While waiting for the water to boil again, I made the dressing: ¼ cup olive oil, 2 TB mustard, 2 TB rice wine vinegar (white wine vinegar if you have it…) and salt and pepper. Once the water was boiling, I threw in the asparagus for a few minutes, then drained it and ran it under cold water. At this point, the potatoes and asparagus got chopped up and I threw the dressing over it.
It’s worth noting that you’re supposed to let everything come up to room temperature, but I definitely wasn’t going to do that. A few of the pickled spring onions (how long ago did I make those? An hour? Last week?) went on top.
All things considered, this was pretty delicious and surprisingly filling too. I usually get bored of potato salad pretty quickly, but the pickled onions were a fantastic touch and I went back and added the rest of the spring onions to the brine so that we would have more for salads later on in the week.
CSA vegetables used: potatoes, spring onions, a few radishes, a pound of asparagus
Other ingredients used: rice wine vinegar, sugar, salt, mustard, olive oil,
There are few things I enjoy more than waking up the morning after a concert and knowing that I have the entire day off. I was up early to see Sammi off, and leisurely went about my morning cooking project with an uncharacteristic level of patience.
The box came up with two pounds of spinach, which in case it doesn’t sound like it is huge amount of spinach. Neither Andrew nor I particularly like eating it raw, and we also still had lettuce, kale and rapini to go through, so I decided to make it all into spinach pesto. I used a recipe from Kenji Lopez Alt’s Food Lab cookbook, substituting spinach for basil. Based on the amount of spinach I had, I ended up quadrupling the recipe. I didn’t use up all of the spinach, either.
Kenji recommends blanching the greens in water so that they’ll stay bright green, rather than turn brown three minutes after you put them in the refrigerator. Usually I skip this step, but I figured since I was making about 6 cups of pesto I probably was going to have it around for a while. This meant blanching the spinach in two different batches, and then trying to cool it all off immediately before it turns itself to mush.
The spinach went into the food processor, along with a pound of grated parmesan cheese, an entire container of pine nuts, the zest of four lemons and the juice of two, along with a cup and a half of olive oil. We also added an assortment of basil, thyme, and sage from the garden to give the pesto a little more flavor.
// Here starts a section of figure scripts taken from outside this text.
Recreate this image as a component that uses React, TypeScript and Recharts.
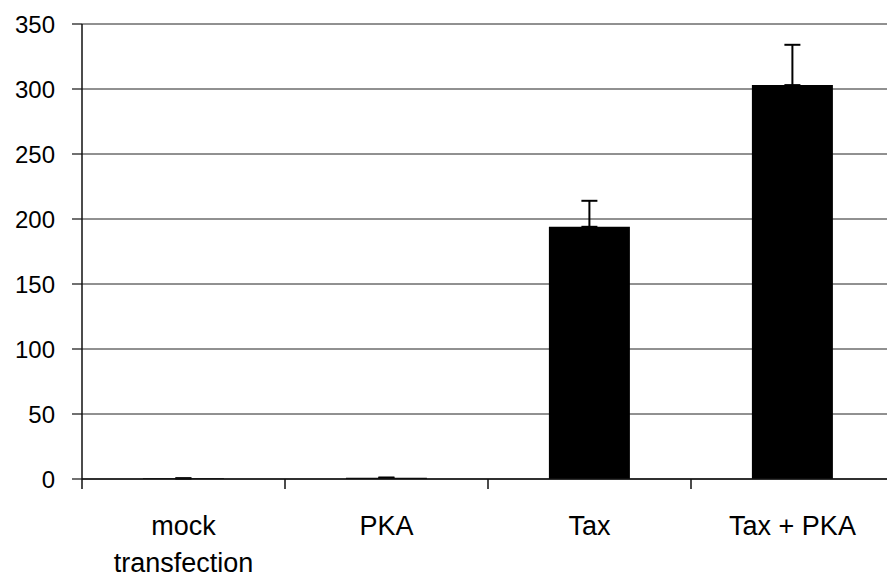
import { Bar, BarChart, CartesianGrid, ErrorBar, XAxis, YAxis } from "recharts";

const categories = ["mock transfection", "PKA", "Tax", "Tax + PKA"];
const values = [0.5, 1, 194, 303];
const upperErrors = [0, 0, 20, 31];
const yTicks = [0, 50, 100, 150, 200, 250, 300, 350];

const data = categories.map((name, i) => ({
  name,
  value: values[i],
  err: [0, upperErrors[i]],
}));

const FONT = "'Liberation Sans', Arial, sans-serif";
const CHART_W = 900;
const PLOT_LEFT = 82;
const PLOT_RIGHT_MARGIN = 6;
const BAND = (CHART_W - PLOT_LEFT - PLOT_RIGHT_MARGIN) / categories.length;

function CategoryTick(props: any) {
  const { x, y, payload, index } = props;
  const words = String(payload.value);
  const lines = words === "mock transfection" ? ["mock", "transfection"] : [words];
  return (
    <g>
      <line x1={x - BAND / 2} x2={x - BAND / 2} y1={y} y2={y + 10} stroke="#111" strokeWidth={1.5} />
      {index === categories.length - 1 && (
        <line x1={x + BAND / 2} x2={x + BAND / 2} y1={y} y2={y + 10} stroke="#111" strokeWidth={1.5} />
      )}
      <text x={x} y={y + 56} textAnchor="middle" fill="#000" fontSize={27} fontFamily={FONT}>
        {lines.map((line, i) => (
          <tspan key={line} x={x} dy={i === 0 ? 0 : 37}>
            {line}
          </tspan>
        ))}
      </text>
    </g>
  );
}

export default function App() {
  return (
    <div
      style={{
        position: "absolute",
        left: 0,
        top: 0,
        width: 887,
        height: 578,
        overflow: "hidden",
        background: "#fff",
      }}
    >
      <BarChart
        width={CHART_W}
        height={578}
        data={data}
        margin={{ top: 24, right: PLOT_RIGHT_MARGIN, bottom: 0, left: 0 }}
        barCategoryGap="30%"
      >
        <CartesianGrid vertical={false} stroke="#222" strokeWidth={1} />
        <XAxis
          dataKey="name"
          height={99}
          axisLine={{ stroke: "#111", strokeWidth: 1.5 }}
          tickLine={false}
          tickSize={0}
          tickMargin={0}
          interval={0}
          tick={<CategoryTick />}
        />
        <YAxis
          width={PLOT_LEFT}
          domain={[0, 350]}
          ticks={yTicks}
          interval={0}
          axisLine={{ stroke: "#111", strokeWidth: 1.5 }}
          tickLine={{ stroke: "#111", strokeWidth: 1.2 }}
          tickSize={10}
          tickMargin={17}
          tick={{ fill: "#000", fontSize: 24, fontFamily: FONT }}
        />
        <Bar dataKey="value" fill="#000" isAnimationActive={false}>
          <ErrorBar
            dataKey="err"
            direction="y"
            width={8}
            stroke="#000"
            strokeWidth={2}
            isAnimationActive={false}
          />
        </Bar>
      </BarChart>
    </div>
  );
}
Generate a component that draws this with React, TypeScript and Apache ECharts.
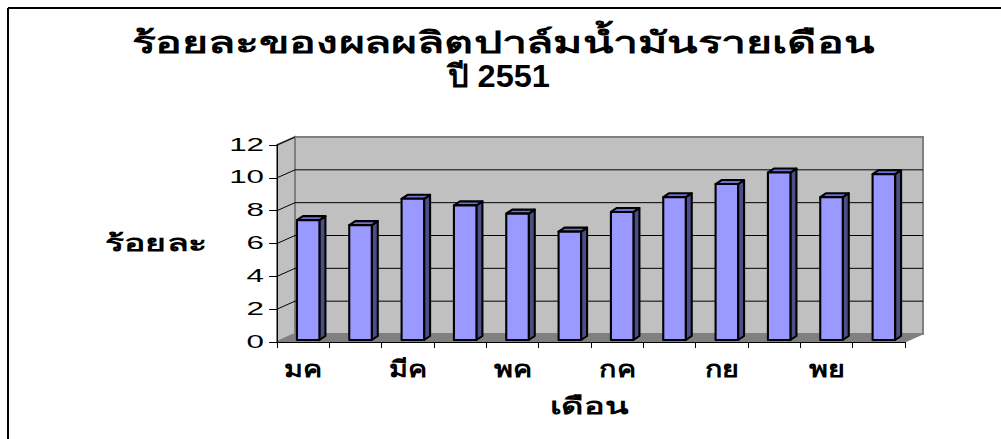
import React, { useEffect, useRef } from "react";
import * as echarts from "echarts";

const months = ["มค", "กพ", "มีค", "เมย", "พค", "มิย", "กค", "สค", "กย", "ตค", "พย", "ธค"];
const percent = [7.3, 7.0, 8.6, 8.2, 7.7, 6.6, 7.8, 8.7, 9.5, 10.2, 8.7, 10.1];
const yTicks = [0, 2, 4, 6, 8, 10, 12];
const titleLines = ["ร้อยละของผลผลิตปาล์มน้ำมันรายเดือน", "ปี 2551"];
const xName = "เดือน";
const yName = "ร้อยละ";

const DX = 18;
const DY = -8;
const FONT = "'Liberation Sans', Arial, 'DejaVu Sans', sans-serif";

export default function App() {
  const ref = useRef<HTMLDivElement>(null);
  useEffect(() => {
    if (!ref.current) return;
    const chart = echarts.init(ref.current, undefined, { renderer: "svg" });

    const wallsRender = (params: any, api: any) => {
      if (params.dataIndex !== 0) return null;
      const cs = params.coordSys;
      const x0 = cs.x, x1 = cs.x + cs.width;
      const y0 = api.coord([0, 0])[1];
      const yTop = api.coord([0, 12])[1];
      const children: any[] = [];
      children.push({
        type: "polygon",
        shape: { points: [[x0 + DX, yTop + DY], [x1 + DX, yTop + DY], [x1 + DX, y0 + DY], [x0 + DX, y0 + DY]] },
        style: { fill: "#c0c0c0", stroke: "#808080", lineWidth: 2 },
      });
      children.push({
        type: "polygon",
        shape: { points: [[x0, yTop], [x0 + DX, yTop + DY], [x0 + DX, y0 + DY], [x0, y0]] },
        style: { fill: "#c0c0c0", stroke: "#808080", lineWidth: 2 },
      });
      children.push({
        type: "polygon",
        shape: { points: [[x0, y0], [x1, y0], [x1 + DX, y0 + DY], [x0 + DX, y0 + DY]] },
        style: { fill: "#808080", stroke: "#808080", lineWidth: 1 },
      });
      yTicks.forEach((t) => {
        const y = api.coord([0, t])[1];
        if (t > 0 && t < 12) {
          children.push({
            type: "line",
            shape: { x1: x0 + DX, y1: y + DY, x2: x1 + DX, y2: y + DY },
            style: { stroke: "#000", lineWidth: 1 },
          });
        }
        if (t > 0) {
          children.push({
            type: "line",
            shape: { x1: x0, y1: y, x2: x0 + DX, y2: y + DY },
            style: { stroke: "#000", lineWidth: 1 },
          });
        }
      });
      return { type: "group", children };
    };

    const barsRender = (params: any, api: any) => {
      const i = api.value(0);
      const v = api.value(1);
      const top = api.coord([i, v]);
      const base = api.coord([i, 0]);
      const band = api.size([1, 0])[0];
      const w = band * 0.43;
      const shift = 5;
      const xl = top[0] - w / 2 + shift;
      const xr = top[0] + w / 2 + shift;
      const yt = top[1] - 2;
      const yb = base[1] - 2;
      const sx = 6, sy = -4;
      const st = { stroke: "#000", lineWidth: 2.1, lineJoin: "round" };
      return {
        type: "group",
        children: [
          { type: "polygon", shape: { points: [[xr, yb], [xr + sx, yb + sy], [xr + sx, yt + sy], [xr, yt]] }, style: { fill: "#4d4d88", ...st } },
          { type: "polygon", shape: { points: [[xl, yt], [xl + sx, yt + sy], [xr + sx, yt + sy], [xr, yt]] }, style: { fill: "#6f6fd8", ...st } },
          { type: "polygon", shape: { points: [[xl, yb], [xr, yb], [xr, yt], [xl, yt]] }, style: { fill: "#9999ff", ...st } },
        ],
      };
    };

    const yLabelRender = (params: any, api: any) => {
      const cs = params.coordSys;
      const t = api.value(1);
      const p = api.coord([0, t]);
      return {
        type: "text",
        x: cs.x - 13,
        y: p[1] - 1,
        scaleX: 1.65,
        style: { text: String(t), fill: "#000", font: `19px ${FONT}`, textAlign: "right", textVerticalAlign: "middle", align: "right", verticalAlign: "middle" },
      };
    };

    const xLabelRender = (params: any, api: any) => {
      const i = api.value(0);
      if (i % 2 !== 0) return null;
      const cs = params.coordSys;
      const p = api.coord([i, 0]);
      return {
        type: "text",
        x: p[0],
        y: cs.y + cs.height + 27,
        scaleX: 1.25,
        style: { text: months[i], fill: "#000", font: `bold 23px ${FONT}`, textAlign: "center", textVerticalAlign: "middle", align: "center", verticalAlign: "middle" },
      };
    };

    chart.setOption({
      animation: false,
      backgroundColor: "#ffffff",
      grid: { left: 277, right: 96, top: 145, bottom: 97, containLabel: false },
      xAxis: {
        type: "category",
        data: months,
        boundaryGap: true,
        axisLine: { show: true, lineStyle: { color: "#000", width: 1 } },
        axisTick: { show: true, length: 6, lineStyle: { color: "#000" }, interval: 0 },
        axisLabel: { show: false },
        splitLine: { show: false },
        z: 5,
      },
      yAxis: {
        type: "value",
        min: 0,
        max: 12,
        interval: 2,
        axisLine: { show: true, lineStyle: { color: "#000", width: 1 } },
        axisTick: { show: true, length: 8, lineStyle: { color: "#000" } },
        axisLabel: { show: false },
        splitLine: { show: false },
        z: 5,
      },
      graphic: [
        { type: "line", shape: { x1: 8, y1: 8, x2: 1001, y2: 8 }, style: { stroke: "#000", lineWidth: 2 } },
        { type: "line", shape: { x1: 8, y1: 8, x2: 8, y2: 439 }, style: { stroke: "#000", lineWidth: 2 } },
        { type: "text", x: 503, y: 43, scaleX: 1.49, style: { text: titleLines[0], fill: "#000", font: `bold 30px ${FONT}`, textAlign: "center", textVerticalAlign: "middle" } },
        { type: "text", x: 499, y: 76, scaleX: 1.05, style: { text: titleLines[1], fill: "#000", font: `bold 31px ${FONT}`, textAlign: "center", textVerticalAlign: "middle" } },
        { type: "text", x: 156, y: 243, scaleX: 1.55, style: { text: yName, fill: "#000", font: `bold 23px ${FONT}`, textAlign: "center", textVerticalAlign: "middle" } },
        { type: "text", x: 589, y: 406, scaleX: 1.5, style: { text: xName, fill: "#000", font: `bold 23px ${FONT}`, textAlign: "center", textVerticalAlign: "middle" } },
      ],
      series: [
        { type: "custom", renderItem: wallsRender, data: [[0, 0]], z: 1, silent: true },
        { type: "custom", renderItem: barsRender, data: percent.map((v, i) => [i, v]), z: 3 },
        { type: "custom", renderItem: yLabelRender, data: yTicks.map((t) => [0, t]), z: 4, silent: true, clip: false },
        { type: "custom", renderItem: xLabelRender, data: months.map((m, i) => [i, 0]), z: 4, silent: true, clip: false },
      ],
    });
    return () => chart.dispose();
  }, []);
  return <div ref={ref} style={{ width: 1001, height: 439, position: "absolute", left: 0, top: 0 }} />;
}
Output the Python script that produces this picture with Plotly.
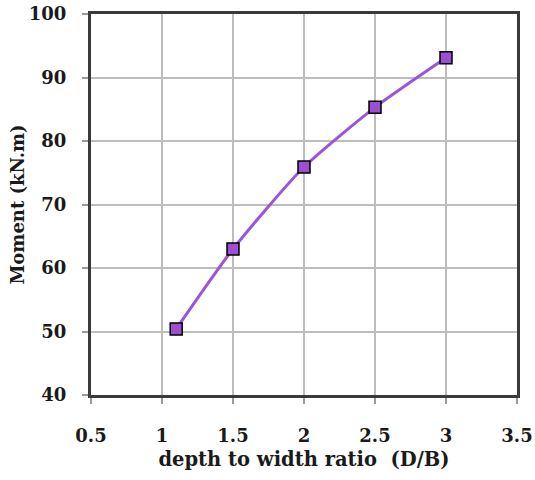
import plotly.graph_objects as go

ratio = [1.1, 1.5, 2.0, 2.5, 3.0]
moment = [50.4, 63.0, 75.9, 85.3, 93.1]

x_ticks = [0.5, 1, 1.5, 2, 2.5, 3, 3.5]
x_labels = ["0.5", "1", "1.5", "2", "2.5", "3", "3.5"]
y_ticks = [40, 50, 60, 70, 80, 90, 100]

font_family = "DejaVu Serif"

fig = go.Figure()
fig.add_trace(go.Scatter(
    x=ratio, y=moment, mode="lines+markers",
    line=dict(color="#9b55d8", width=3, shape="spline", smoothing=0.6),
    marker=dict(symbol="square", size=12, color="#9c4fd0",
                line=dict(color="black", width=1.5)),
    showlegend=False,
))

fig.update_layout(
    width=535, height=480,
    margin=dict(l=91, r=18, t=14, b=85, autoexpand=False),
    paper_bgcolor="white", plot_bgcolor="white",
    font=dict(family=font_family, color="#1a1a1a"),
    xaxis=dict(
        range=[0.5, 3.5], tickvals=x_ticks, ticktext=x_labels,
        showgrid=True, gridcolor="#bdbdbd", gridwidth=1.5,
        showline=True, linecolor="#3a3a3a", linewidth=3, mirror=True,
        ticks="outside", ticklen=6, tickcolor="#9a9a9a", tickwidth=1.5,
        ticklabelstandoff=16, ticklabeloverflow="allow",
        tickfont=dict(size=18, family=font_family, weight="bold"),
        title=dict(text="depth to width ratio  (D/B)",
                   font=dict(size=19.5, family=font_family, weight="bold"),
                   standoff=8),
        zeroline=False, automargin=False,
    ),
    yaxis=dict(
        range=[40, 100], tickvals=y_ticks,
        showgrid=True, gridcolor="#bdbdbd", gridwidth=1.5,
        showline=True, linecolor="#3a3a3a", linewidth=3, mirror=True,
        ticks="outside", ticklen=6, tickcolor="#9a9a9a", tickwidth=1.5,
        ticklabelstandoff=12, ticklabeloverflow="allow",
        tickfont=dict(size=18, family=font_family, weight="bold"),
        title=dict(text="Moment (kN.m)",
                   font=dict(size=18, family=font_family, weight="bold"),
                   standoff=0),
        zeroline=False, automargin=False,
    ),
)

fig.write_html("out.html",
               config={"displayModeBar": False},
               post_script="document.body.style.margin='0';document.body.style.overflow='hidden';")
The first day we had it on pasta. It was fine, but not spectacular – spinach pesto doesn’t have a lot of a flavor and we didn’t have a lot of extra things to add to the pasta. It was frankly pretty delicious by the spoonful, though, and the next day I had it on sliced ciabatta for lunch which was delicious.
You can freeze pesto if you leave the cheese out, but I didn’t do that so now we have about 6 cups of pesto in the refrigerator. The internet seems to feel it will last 5-7 days, so we are going to be a eating a lot of pesto in the next few days, and perhaps giving it out to strangers as well.
CSA vegetables used: 3/4 of the spinach.
Other ingredients used: lemons, pine nuts, parmesan cheese, sage, thyme, oregano
Roasted Chicken & Lettuce with Buttermilk Dressing
Lettuce is one of the more challenging CSA ingredients to use up, because as far as I know it can’t be pickled, cooked, or blended. And in the order of going badness, it tends to be towards the top, so I was feeing some urgency with respect to the lettuce. We roasted a chicken, and served it with a salad made of lettuce, radishes, cherry tomatoes, blue cheese, and pickled spring onions along with a buttermilk dressing from Gabrielle Hamilton’s Prune.
The buttermilk dressing is 2 shallots, 1 garlic clove, 1 1/2 cups of buttermilk, 2 cups of mayo (she specifies Hellman’s), 1 tsp pepper, a pinch of salt, the juice of 1 lemon, 1 1/2 cups of mint, and 1 spring onion. It all goes together in a blender.
Not too bad for a dinner ready by 5:30 PM.
CSA ingredients used: lettuce, two radishes, one spring onion
Other ingredients used: chicken, herbs, buttermilk, mint, mayo, salt, pepper, herbs, cherry tomatoes, blue cheese, garlic, lemon.